» Available data
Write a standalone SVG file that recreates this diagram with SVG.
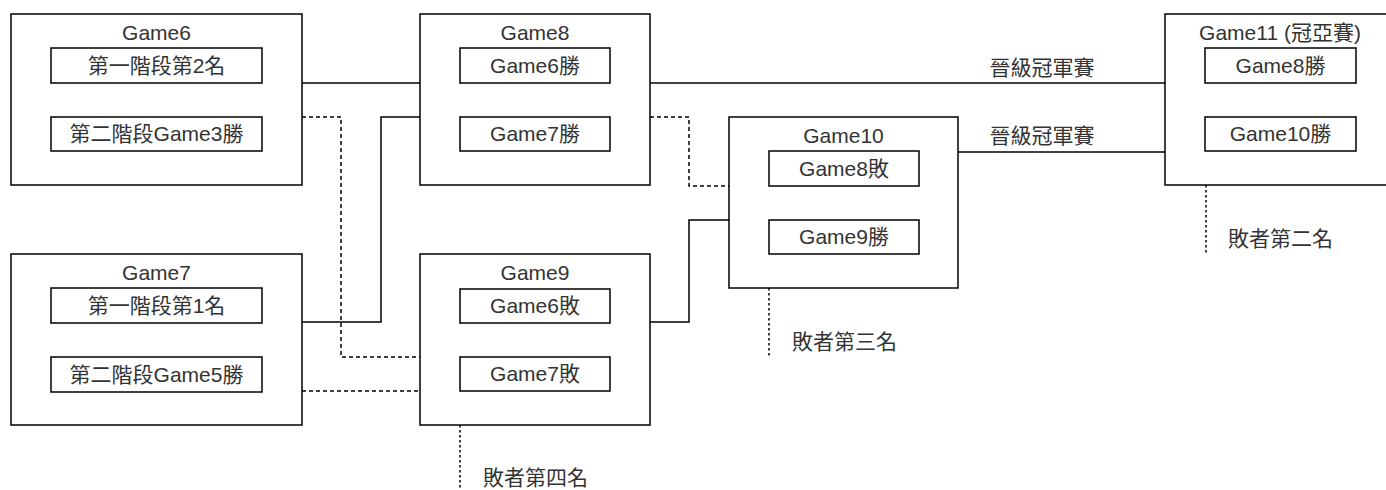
<svg xmlns="http://www.w3.org/2000/svg" width="1386" height="490" viewBox="0 0 1386 490">
<style>
text{font-family:"Liberation Sans","Noto Sans CJK TC",sans-serif;font-size:21px;fill:#333333}
.c{text-anchor:middle}
.box{fill:#ffffff;stroke:#000000;stroke-width:1.5}
.ln{fill:none;stroke:#000000;stroke-width:1.5}
.dash{fill:none;stroke:#000000;stroke-width:1.5;stroke-dasharray:4 3}
.dot{fill:none;stroke:#000000;stroke-width:1.5;stroke-dasharray:2.5 2.5}
</style>
<rect width="1386" height="490" fill="#ffffff"/>
<g id="connectors">
<path class="ln" d="M302 83H420"/>
<path class="ln" d="M302 322H381V117H420"/>
<path class="dash" d="M302 117H341V357H420"/>
<path class="dash" d="M302 391H420"/>
<path class="ln" d="M650 83H1165"/>
<text class="c" x="1042" y="75">晉級冠軍賽</text>
<path class="dash" d="M650 117H689V186H729"/>
<path class="ln" d="M650 322H689V220H729"/>
<path class="ln" d="M958 152H1165"/>
<text class="c" x="1042" y="143">晉級冠軍賽</text>
<path class="dot" d="M1206 185V255"/>
<text x="1228" y="246">敗者第二名</text>
<path class="dot" d="M769 288V357"/>
<text x="792" y="349">敗者第三名</text>
<path class="dot" d="M460 425V490"/>
<text x="483" y="485">敗者第四名</text>
</g>
<g id="game6">
<rect class="box" x="11" y="14" width="291" height="171"/>
<text class="c" x="156.5" y="40">Game6</text>
<rect class="box" x="51" y="48" width="211" height="35"/>
<text class="c" x="156.5" y="73">第一階段第2名</text>
<rect class="box" x="51" y="117" width="211" height="34"/>
<text class="c" x="156.5" y="141">第二階段Game3勝</text>
</g>
<g id="game7">
<rect class="box" x="11" y="254" width="291" height="171"/>
<text class="c" x="156.5" y="280">Game7</text>
<rect class="box" x="51" y="288" width="211" height="35"/>
<text class="c" x="156.5" y="313">第一階段第1名</text>
<rect class="box" x="51" y="357" width="211" height="35"/>
<text class="c" x="156.5" y="382">第二階段Game5勝</text>
</g>
<g id="game8">
<rect class="box" x="420" y="14" width="230" height="171"/>
<text class="c" x="535" y="40">Game8</text>
<rect class="box" x="460" y="48" width="150" height="35"/>
<text class="c" x="535" y="73">Game6勝</text>
<rect class="box" x="460" y="117" width="150" height="34"/>
<text class="c" x="535" y="141">Game7勝</text>
</g>
<g id="game9">
<rect class="box" x="420" y="254" width="230" height="171"/>
<text class="c" x="535" y="280">Game9</text>
<rect class="box" x="460" y="289" width="150" height="34"/>
<text class="c" x="535" y="313">Game6敗</text>
<rect class="box" x="460" y="357" width="150" height="34"/>
<text class="c" x="535" y="381">Game7敗</text>
</g>
<g id="game10">
<rect class="box" x="729" y="117" width="229" height="171"/>
<text class="c" x="843.5" y="143">Game10</text>
<rect class="box" x="769" y="151" width="150" height="35"/>
<text class="c" x="844" y="176">Game8敗</text>
<rect class="box" x="769" y="220" width="150" height="34"/>
<text class="c" x="844" y="244">Game9勝</text>
</g>
<g id="game11">
<rect class="box" x="1165" y="14" width="230" height="171"/>
<text class="c" x="1280" y="40">Game11 (冠亞賽)</text>
<rect class="box" x="1205" y="48" width="151" height="35"/>
<text class="c" x="1280.5" y="73">Game8勝</text>
<rect class="box" x="1205" y="117" width="151" height="34"/>
<text class="c" x="1280.5" y="141">Game10勝</text>
</g>
</svg>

» Prompt
Return each line from the material above exactly, but not the pictures.

» The output
Write a standalone SVG file that recreates this diagram with SVG.
<svg xmlns="http://www.w3.org/2000/svg" width="1386" height="490" viewBox="0 0 1386 490">
<style>
text{font-family:"Liberation Sans","Noto Sans CJK TC",sans-serif;font-size:21px;fill:#333333}
.c{text-anchor:middle}
.box{fill:#ffffff;stroke:#000000;stroke-width:1.5}
.ln{fill:none;stroke:#000000;stroke-width:1.5}
.dash{fill:none;stroke:#000000;stroke-width:1.5;stroke-dasharray:4 3}
.dot{fill:none;stroke:#000000;stroke-width:1.5;stroke-dasharray:2.5 2.5}
</style>
<rect width="1386" height="490" fill="#ffffff"/>
<g id="connectors">
<path class="ln" d="M302 83H420"/>
<path class="ln" d="M302 322H381V117H420"/>
<path class="dash" d="M302 117H341V357H420"/>
<path class="dash" d="M302 391H420"/>
<path class="ln" d="M650 83H1165"/>
<text class="c" x="1042" y="75">晉級冠軍賽</text>
<path class="dash" d="M650 117H689V186H729"/>
<path class="ln" d="M650 322H689V220H729"/>
<path class="ln" d="M958 152H1165"/>
<text class="c" x="1042" y="143">晉級冠軍賽</text>
<path class="dot" d="M1206 185V255"/>
<text x="1228" y="246">敗者第二名</text>
<path class="dot" d="M769 288V357"/>
<text x="792" y="349">敗者第三名</text>
<path class="dot" d="M460 425V490"/>
<text x="483" y="485">敗者第四名</text>
</g>
<g id="game6">
<rect class="box" x="11" y="14" width="291" height="171"/>
<text class="c" x="156.5" y="40">Game6</text>
<rect class="box" x="51" y="48" width="211" height="35"/>
<text class="c" x="156.5" y="73">第一階段第2名</text>
<rect class="box" x="51" y="117" width="211" height="34"/>
<text class="c" x="156.5" y="141">第二階段Game3勝</text>
</g>
<g id="game7">
<rect class="box" x="11" y="254" width="291" height="171"/>
<text class="c" x="156.5" y="280">Game7</text>
<rect class="box" x="51" y="288" width="211" height="35"/>
<text class="c" x="156.5" y="313">第一階段第1名</text>
<rect class="box" x="51" y="357" width="211" height="35"/>
<text class="c" x="156.5" y="382">第二階段Game5勝</text>
</g>
<g id="game8">
<rect class="box" x="420" y="14" width="230" height="171"/>
<text class="c" x="535" y="40">Game8</text>
<rect class="box" x="460" y="48" width="150" height="35"/>
<text class="c" x="535" y="73">Game6勝</text>
<rect class="box" x="460" y="117" width="150" height="34"/>
<text class="c" x="535" y="141">Game7勝</text>
</g>
<g id="game9">
<rect class="box" x="420" y="254" width="230" height="171"/>
<text class="c" x="535" y="280">Game9</text>
<rect class="box" x="460" y="289" width="150" height="34"/>
<text class="c" x="535" y="313">Game6敗</text>
<rect class="box" x="460" y="357" width="150" height="34"/>
<text class="c" x="535" y="381">Game7敗</text>
</g>
<g id="game10">
<rect class="box" x="729" y="117" width="229" height="171"/>
<text class="c" x="843.5" y="143">Game10</text>
<rect class="box" x="769" y="151" width="150" height="35"/>
<text class="c" x="844" y="176">Game8敗</text>
<rect class="box" x="769" y="220" width="150" height="34"/>
<text class="c" x="844" y="244">Game9勝</text>
</g>
<g id="game11">
<rect class="box" x="1165" y="14" width="230" height="171"/>
<text class="c" x="1280" y="40">Game11 (冠亞賽)</text>
<rect class="box" x="1205" y="48" width="151" height="35"/>
<text class="c" x="1280.5" y="73">Game8勝</text>
<rect class="box" x="1205" y="117" width="151" height="34"/>
<text class="c" x="1280.5" y="141">Game10勝</text>
</g>
</svg>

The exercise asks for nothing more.